Jackie recalls that once up in the mountains, her group was stopped by German soldiers. Thanks to some girls who, as Jackie put it, “had made friends with the soldiers,” Jackie’s group was able to return to their hometown hitching a ride with German soldiers who were retreating westward as they were losing the war. “I remember very vividly sitting on top of duffel bags, and my sister in the [baby] carriage, and my mother, going through all these little villages, with people looking at us, like, what are these people doing on top of these trucks?”
After reaching their town, Jackie and her family were shot at by a machine gun while waiting for a trolley car. But thankfully they were unharmed. “We were lucky,” she observes. “All four of us—my nuclear family, my mother, my father, my sister, and I—came through the war okay.”
After the war ended, Jackie’s mother was able to reunite with her mother and brothers–German Jews who managed to leave Germany in time and who were already living in Chicago. Because she could not speak any English, Jackie, although already ten years old, was placed into first grade. “If you could view yourself when you were ten, and put together with kids six years old, you will understand that it was very traumatic for me,” she recalls. Thanks to one of the teachers at the school, however, Jackie was able to move from the first to the sixth grade in just a few months. Because she dressed and spoke differently, however, she was the object of rude comments from her classmates. “It wasn’t physical bullying or anything like that,” she remembers, “but it really hurt.” When she speaks to groups of children at The Florida Holocaust Museum, she shares her experience as an ostracized refugee to teach lessons of tolerance and empathy towards others.

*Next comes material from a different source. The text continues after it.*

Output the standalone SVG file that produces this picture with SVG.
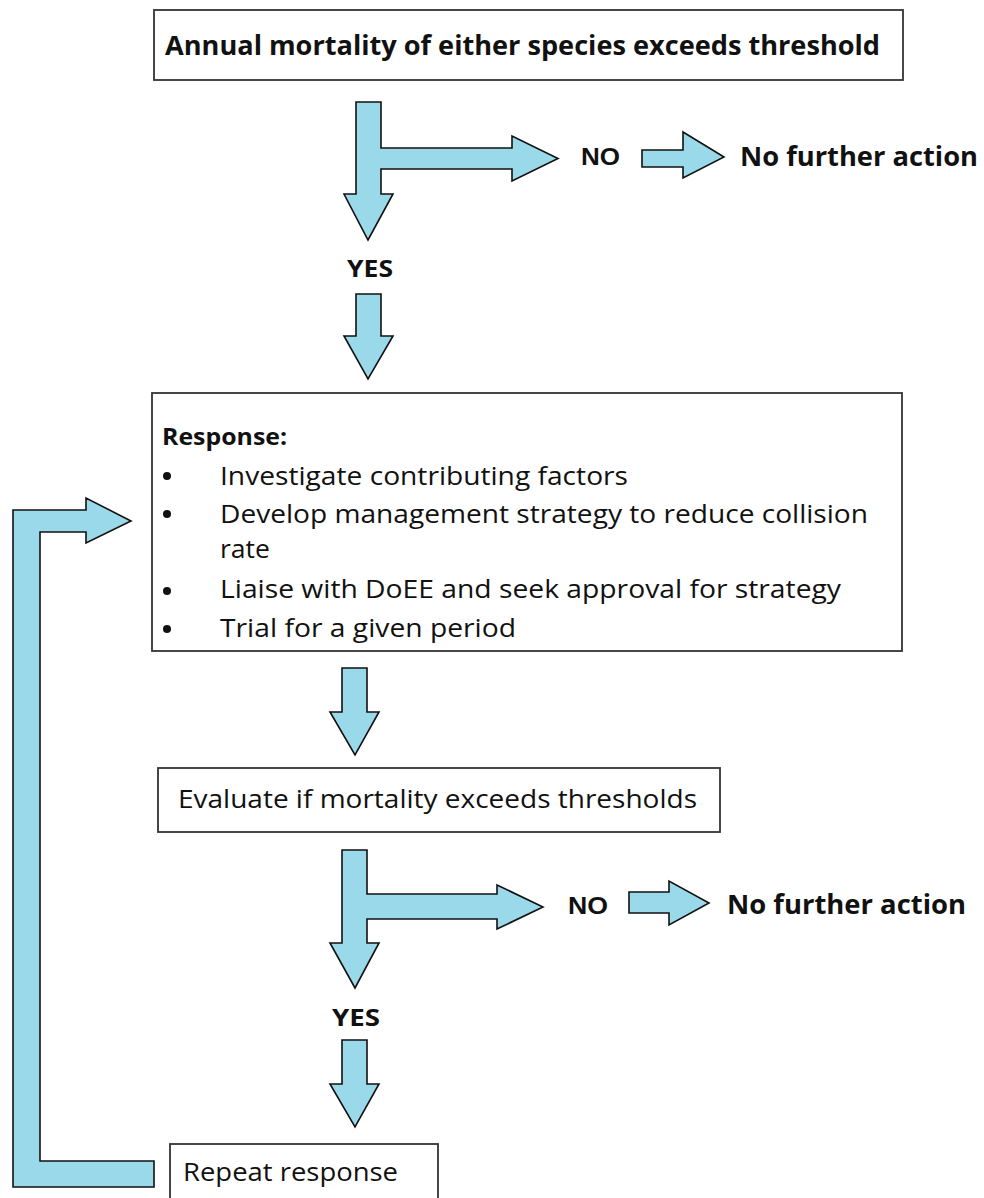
<svg xmlns="http://www.w3.org/2000/svg" width="984" height="1198" viewBox="0 0 984 1198">
<style>
.box{fill:#fff;stroke:#333;stroke-width:1.8}
.arr{fill:#9ad9e9;stroke:#111;stroke-width:1.6;stroke-linejoin:miter}
.t{font-family:"Open Sans","Noto Sans",sans-serif;fill:#111}
.b{font-weight:bold}
.yn{font-family:"Liberation Sans",Arial,sans-serif;font-weight:bold;fill:#111;font-size:24px}
</style>
<rect width="984" height="1198" fill="#fff"/>
<g id="connectors">
<polygon class="arr" points="356,102 381,102 381,148 512,148 512,136 558,158.5 512,181 512,169 381,169 381,194 393,194 368,240 344,194 356,194"/>
<polygon class="arr" points="642,150 683,150 683,132 724,157 683,178 683,167 642,167"/>
<polygon class="arr" points="356,294 381,294 381,336 393,336 368,379 344,336 356,336"/>
<polygon class="arr" points="342,668 367,668 367,712 379,712 355,755 330,712 342,712"/>
<polygon class="arr" points="342,850 367,850 367,894 497,894 497,885 543,907 497,929 497,919 367,919 367,943 379,943 355,988 330,943 342,943"/>
<polygon class="arr" points="629,892 669,892 669,881 709,903 669,925 669,913 629,913"/>
<polygon class="arr" points="342,1040 367,1040 367,1084 379,1084 355,1127 330,1084 342,1084"/>
<polygon class="arr" points="13,510 86,510 86,498 131,521 86,543 86,532 40,532 40,1161 154,1161 154,1187 13,1187"/>
</g>
<g id="n-start">
<rect class="box" x="154" y="10" width="749" height="70"/>
<text class="t b" x="165" y="55" font-size="26" textLength="715" lengthAdjust="spacingAndGlyphs">Annual mortality of either species exceeds threshold</text>
</g>
<g id="l-no1"><text class="yn" x="581" y="165" textLength="39" lengthAdjust="spacingAndGlyphs">NO</text></g>
<g id="n-nfa1"><text class="t b" x="740" y="166" font-size="26" textLength="238" lengthAdjust="spacingAndGlyphs">No further action</text></g>
<g id="l-yes1"><text class="t b" x="347" y="277" font-size="23" textLength="46" lengthAdjust="spacingAndGlyphs">YES</text></g>
<g id="n-response">
<rect class="box" x="152" y="393" width="750" height="258"/>
<text class="t b" x="162" y="445" font-size="23" textLength="125" lengthAdjust="spacingAndGlyphs">Response:</text>
<circle cx="167" cy="476" r="4" fill="#111"/>
<circle cx="167" cy="514" r="4" fill="#111"/>
<circle cx="167" cy="591" r="4" fill="#111"/>
<circle cx="167" cy="629" r="4" fill="#111"/>
<text class="t" x="220" y="485" font-size="26" textLength="408" lengthAdjust="spacingAndGlyphs">Investigate contributing factors</text>
<text class="t" x="220" y="523" font-size="26" textLength="648" lengthAdjust="spacingAndGlyphs">Develop management strategy to reduce collision</text>
<text class="t" x="220" y="558" font-size="26" textLength="50" lengthAdjust="spacingAndGlyphs">rate</text>
<text class="t" x="220" y="598" font-size="26" textLength="621" lengthAdjust="spacingAndGlyphs">Liaise with DoEE and seek approval for strategy</text>
<text class="t" x="220" y="637" font-size="26" textLength="296" lengthAdjust="spacingAndGlyphs">Trial for a given period</text>
</g>
<g id="n-evaluate">
<rect class="box" x="158" y="768" width="562" height="64"/>
<text class="t" x="178" y="808" font-size="26" textLength="519" lengthAdjust="spacingAndGlyphs">Evaluate if mortality exceeds thresholds</text>
</g>
<g id="l-no2"><text class="yn" x="568" y="914" textLength="40" lengthAdjust="spacingAndGlyphs">NO</text></g>
<g id="n-nfa2"><text class="t b" x="727" y="914" font-size="26" textLength="239" lengthAdjust="spacingAndGlyphs">No further action</text></g>
<g id="l-yes2"><text class="t b" x="332" y="1026" font-size="23" textLength="48" lengthAdjust="spacingAndGlyphs">YES</text></g>
<g id="n-repeat">
<rect class="box" x="170" y="1144" width="268" height="70"/>
<text class="t" x="183" y="1181" font-size="26" textLength="215" lengthAdjust="spacingAndGlyphs">Repeat response</text>
</g>
</svg>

After years of living with this past, Jackie and her mother visited The Florida Holocaust Museum one day. Jackie remembers that the Museum was seeking volunteers, and her mother said that it might be something she would enjoy. Believing that “Survivors” meant those who were in concentration camps, Jackie didn’t realize that she would eventually come to teach visitors about her own personal past. “And then, when I was taking the docent class,” she recalls, “I realized I was a Survivor.” Only after several years of serving as a docent did she begin to share her own story.
Jackie has since donated her father’s French Resistance uniform armband, hat, and some additional artifacts to The Florida Holocaust Museum and feels that the Museum is important in that it keeps the victims’ stories alive. To her, it is crucial to remember not only the Holocaust but also other genocides in the world. When she looks at the world today, she told us, “I’m sad, I guess—that’s one word, though it’s really not the right word—about what’s going on in the world and the fact that we say, ‘never again,’ but it happens over and over again.” She now expresses deep gratitude towards The Florida Holocaust Museum for emphasizing the continued relevance of Holocaust history and memory.
“I think the goal is that we help to make the world a better place, and that’s what it needs to be,” said Jackie.